Brief. Could you repeat, exactly as they stand, the lines between the one with "Recreate this image" and the one with "minimum height=144pt] (L6)", inclusive, minus the pictures?
═══
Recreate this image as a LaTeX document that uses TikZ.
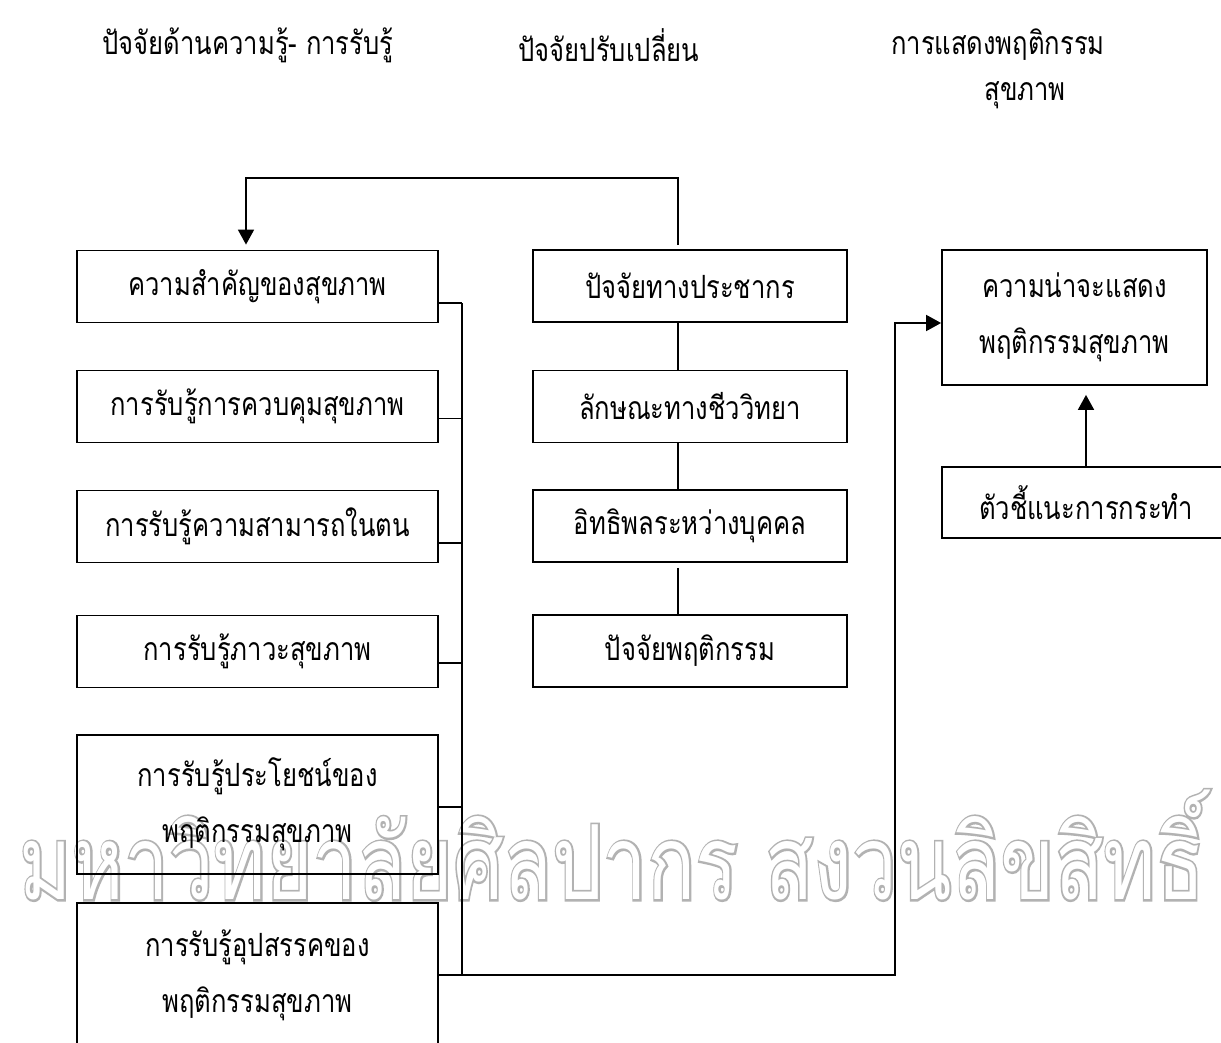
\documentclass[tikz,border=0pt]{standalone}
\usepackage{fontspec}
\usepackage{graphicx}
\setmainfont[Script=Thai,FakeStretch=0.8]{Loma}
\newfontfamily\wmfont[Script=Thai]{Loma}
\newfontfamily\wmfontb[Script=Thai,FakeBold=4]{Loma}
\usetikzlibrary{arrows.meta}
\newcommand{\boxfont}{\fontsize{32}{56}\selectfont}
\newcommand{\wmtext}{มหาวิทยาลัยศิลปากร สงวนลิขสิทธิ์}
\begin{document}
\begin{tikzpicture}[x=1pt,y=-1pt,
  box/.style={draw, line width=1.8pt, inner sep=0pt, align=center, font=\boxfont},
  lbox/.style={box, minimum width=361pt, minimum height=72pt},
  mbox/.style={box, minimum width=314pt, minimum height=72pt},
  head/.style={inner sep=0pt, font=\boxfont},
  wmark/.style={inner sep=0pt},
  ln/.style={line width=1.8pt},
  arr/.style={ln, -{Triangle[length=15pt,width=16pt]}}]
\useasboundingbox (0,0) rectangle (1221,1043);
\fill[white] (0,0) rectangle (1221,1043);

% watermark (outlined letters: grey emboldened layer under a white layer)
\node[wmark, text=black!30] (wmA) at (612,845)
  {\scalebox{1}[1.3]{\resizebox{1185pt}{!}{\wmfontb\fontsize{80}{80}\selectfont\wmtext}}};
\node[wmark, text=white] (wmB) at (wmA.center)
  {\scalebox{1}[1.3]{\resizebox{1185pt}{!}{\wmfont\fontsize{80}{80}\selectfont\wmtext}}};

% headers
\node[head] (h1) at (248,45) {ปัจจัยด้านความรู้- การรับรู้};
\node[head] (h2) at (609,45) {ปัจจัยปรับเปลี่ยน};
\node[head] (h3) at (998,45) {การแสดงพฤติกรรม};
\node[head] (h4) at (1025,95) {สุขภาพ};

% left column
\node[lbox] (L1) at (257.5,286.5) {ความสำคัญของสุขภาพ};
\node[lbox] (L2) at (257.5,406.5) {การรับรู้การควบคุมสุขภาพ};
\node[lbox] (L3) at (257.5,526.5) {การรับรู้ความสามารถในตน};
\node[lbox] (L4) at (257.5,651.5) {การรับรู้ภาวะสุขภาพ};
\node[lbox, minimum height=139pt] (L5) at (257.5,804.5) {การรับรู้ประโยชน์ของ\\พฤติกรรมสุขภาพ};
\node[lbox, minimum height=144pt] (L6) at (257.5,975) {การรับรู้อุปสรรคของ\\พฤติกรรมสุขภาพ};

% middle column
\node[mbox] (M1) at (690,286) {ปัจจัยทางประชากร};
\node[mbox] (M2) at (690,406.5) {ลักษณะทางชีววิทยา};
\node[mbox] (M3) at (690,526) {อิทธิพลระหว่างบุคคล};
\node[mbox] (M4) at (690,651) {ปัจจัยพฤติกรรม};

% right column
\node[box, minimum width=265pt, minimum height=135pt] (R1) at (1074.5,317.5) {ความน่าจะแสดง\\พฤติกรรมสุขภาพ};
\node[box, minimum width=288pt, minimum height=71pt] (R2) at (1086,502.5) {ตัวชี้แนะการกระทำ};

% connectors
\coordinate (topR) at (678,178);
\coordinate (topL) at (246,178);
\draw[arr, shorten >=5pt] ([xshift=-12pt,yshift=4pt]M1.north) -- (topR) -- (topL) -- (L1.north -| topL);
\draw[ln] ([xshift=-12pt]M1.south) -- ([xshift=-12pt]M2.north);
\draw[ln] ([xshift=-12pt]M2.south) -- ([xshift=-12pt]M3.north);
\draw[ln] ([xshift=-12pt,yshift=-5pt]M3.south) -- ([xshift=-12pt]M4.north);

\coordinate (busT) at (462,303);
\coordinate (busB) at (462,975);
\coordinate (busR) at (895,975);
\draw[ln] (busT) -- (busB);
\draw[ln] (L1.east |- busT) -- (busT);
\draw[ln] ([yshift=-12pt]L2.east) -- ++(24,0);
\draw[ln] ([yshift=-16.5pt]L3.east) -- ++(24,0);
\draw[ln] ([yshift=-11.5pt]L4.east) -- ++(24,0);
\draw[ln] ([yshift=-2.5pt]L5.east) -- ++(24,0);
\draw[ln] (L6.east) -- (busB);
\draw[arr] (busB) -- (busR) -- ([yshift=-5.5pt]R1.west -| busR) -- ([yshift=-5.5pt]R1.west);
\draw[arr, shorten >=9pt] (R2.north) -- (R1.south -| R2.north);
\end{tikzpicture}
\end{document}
═══
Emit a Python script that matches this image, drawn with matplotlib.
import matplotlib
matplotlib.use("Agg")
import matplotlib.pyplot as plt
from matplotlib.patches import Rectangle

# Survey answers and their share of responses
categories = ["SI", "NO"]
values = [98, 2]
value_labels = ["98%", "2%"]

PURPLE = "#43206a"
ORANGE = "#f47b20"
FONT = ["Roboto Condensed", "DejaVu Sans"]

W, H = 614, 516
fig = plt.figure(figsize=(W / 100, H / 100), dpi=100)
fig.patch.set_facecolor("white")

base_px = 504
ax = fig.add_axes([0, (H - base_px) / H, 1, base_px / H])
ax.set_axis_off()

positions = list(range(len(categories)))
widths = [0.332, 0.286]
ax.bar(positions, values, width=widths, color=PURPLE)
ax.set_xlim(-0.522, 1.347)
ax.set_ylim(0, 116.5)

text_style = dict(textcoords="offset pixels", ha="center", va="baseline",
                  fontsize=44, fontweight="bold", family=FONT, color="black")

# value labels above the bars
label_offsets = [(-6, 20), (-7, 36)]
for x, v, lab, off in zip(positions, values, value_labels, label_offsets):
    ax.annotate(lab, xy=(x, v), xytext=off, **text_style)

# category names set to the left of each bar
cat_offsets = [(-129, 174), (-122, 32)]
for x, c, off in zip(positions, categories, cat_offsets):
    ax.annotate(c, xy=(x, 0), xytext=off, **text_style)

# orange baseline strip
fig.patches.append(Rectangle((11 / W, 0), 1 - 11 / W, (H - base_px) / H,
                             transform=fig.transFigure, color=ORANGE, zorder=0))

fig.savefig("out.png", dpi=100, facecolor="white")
═══
Result.
Recreate this image as a LaTeX document that uses TikZ.
\documentclass[tikz,border=0pt]{standalone}
\usepackage{fontspec}
\usepackage{graphicx}
\setmainfont[Script=Thai,FakeStretch=0.8]{Loma}
\newfontfamily\wmfont[Script=Thai]{Loma}
\newfontfamily\wmfontb[Script=Thai,FakeBold=4]{Loma}
\usetikzlibrary{arrows.meta}
\newcommand{\boxfont}{\fontsize{32}{56}\selectfont}
\newcommand{\wmtext}{มหาวิทยาลัยศิลปากร สงวนลิขสิทธิ์}
\begin{document}
\begin{tikzpicture}[x=1pt,y=-1pt,
  box/.style={draw, line width=1.8pt, inner sep=0pt, align=center, font=\boxfont},
  lbox/.style={box, minimum width=361pt, minimum height=72pt},
  mbox/.style={box, minimum width=314pt, minimum height=72pt},
  head/.style={inner sep=0pt, font=\boxfont},
  wmark/.style={inner sep=0pt},
  ln/.style={line width=1.8pt},
  arr/.style={ln, -{Triangle[length=15pt,width=16pt]}}]
\useasboundingbox (0,0) rectangle (1221,1043);
\fill[white] (0,0) rectangle (1221,1043);

% watermark (outlined letters: grey emboldened layer under a white layer)
\node[wmark, text=black!30] (wmA) at (612,845)
  {\scalebox{1}[1.3]{\resizebox{1185pt}{!}{\wmfontb\fontsize{80}{80}\selectfont\wmtext}}};
\node[wmark, text=white] (wmB) at (wmA.center)
  {\scalebox{1}[1.3]{\resizebox{1185pt}{!}{\wmfont\fontsize{80}{80}\selectfont\wmtext}}};

% headers
\node[head] (h1) at (248,45) {ปัจจัยด้านความรู้- การรับรู้};
\node[head] (h2) at (609,45) {ปัจจัยปรับเปลี่ยน};
\node[head] (h3) at (998,45) {การแสดงพฤติกรรม};
\node[head] (h4) at (1025,95) {สุขภาพ};

% left column
\node[lbox] (L1) at (257.5,286.5) {ความสำคัญของสุขภาพ};
\node[lbox] (L2) at (257.5,406.5) {การรับรู้การควบคุมสุขภาพ};
\node[lbox] (L3) at (257.5,526.5) {การรับรู้ความสามารถในตน};
\node[lbox] (L4) at (257.5,651.5) {การรับรู้ภาวะสุขภาพ};
\node[lbox, minimum height=139pt] (L5) at (257.5,804.5) {การรับรู้ประโยชน์ของ\\พฤติกรรมสุขภาพ};
\node[lbox, minimum height=144pt] (L6) at (257.5,975) {การรับรู้อุปสรรคของ\\พฤติกรรมสุขภาพ};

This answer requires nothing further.